L’étude de l’art de la guerre peut tenir lieu d’expérience, mais d’une expérience de tous les siecles. On peut appliquer à cette étude ce que Diodore de Sicile dit de l’histoire si utile à tous les hommes, & principalement à ceux qui veulent posséder la science de la guerre. « C’est un bonheur, dit cet auteur, de pouvoir se conduire & se redresser par les erreurs & par les chûtes des autres, & d’avoir pour guide dans les hasards de la vie & dans l’incertitude des succès, non une recherche tremblante de l’avenir, mais une connoissance certaine du passé. Si quelques années de plus font préférer dans les conseils les vieillards aux jeunes gens, quelle estime devons-nous faire de l’histoire qui nous apporte l’expérience de tant de siecles ? En effet elle supplée à l’âge qui manque aux jeunes gens, & elle étend de beaucoup l’âge même des vieillards ».

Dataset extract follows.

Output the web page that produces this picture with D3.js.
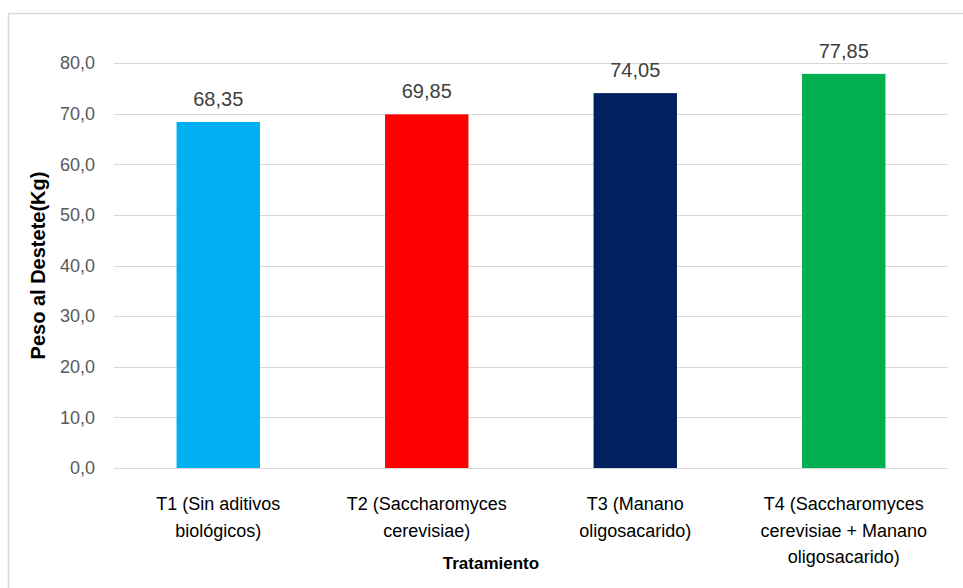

C’est ainsi que ceux qui ont étudié avec soin l’histoire des différentes guerres des nations, qui ont examiné, discuté tout ce qui s’y est observé dans la conduite des armées & des différentes entreprises militaires, peuvent acquérir par-là une expérience qui ne peut être comparée avec la pratique de quelques campagnes.

Comme peu de personnes sont en état de faire une étude aussi étendue de l’art de la guerre, il est à-propos d’indiquer les principaux ouvrages qui peuvent servir à donner les connoissances les plus nécessaires sur la théorie de cet art. Nous avons déjà vû que M. Folard veut qu’on consulte les Grecs & les Romains. C’est chez eux qu’il faut chercher les vrais principes de l’art militaire ; mais le nombre de leurs auteurs sur ce sujet n’est pas considérable.

« Il y en avoit autrefois une infinité, dit M. de Folard dans la préface que nous avons déjà citée, mais tout cela s’est perdu par les malheurs & la barbarie des tems. L’histoire nous a conservé les titres de quelques-uns de ces livres, & les noms de quelques auteurs qui avoient écrit de la guerre, entr’autres de Pyrrhus, roi des Epirotes ; car pour ce qui est des auteurs de la moyenne antiquité, c’est fort peu de chose. A peine ont-ils donné une idée de la guerre, tant ils sont abregés. Il ne nous en reste qu’un au-dessus des autres, qui est Vegece. Onosander & l’empereur Léon, tous deux Grecs, n’en approchent pas ; & tous les trois ne sont guere plus étendus que nos modernes, mais ils sont plus savans, bien que la science des armées fût presque tombée & même oubliée de leur tems ».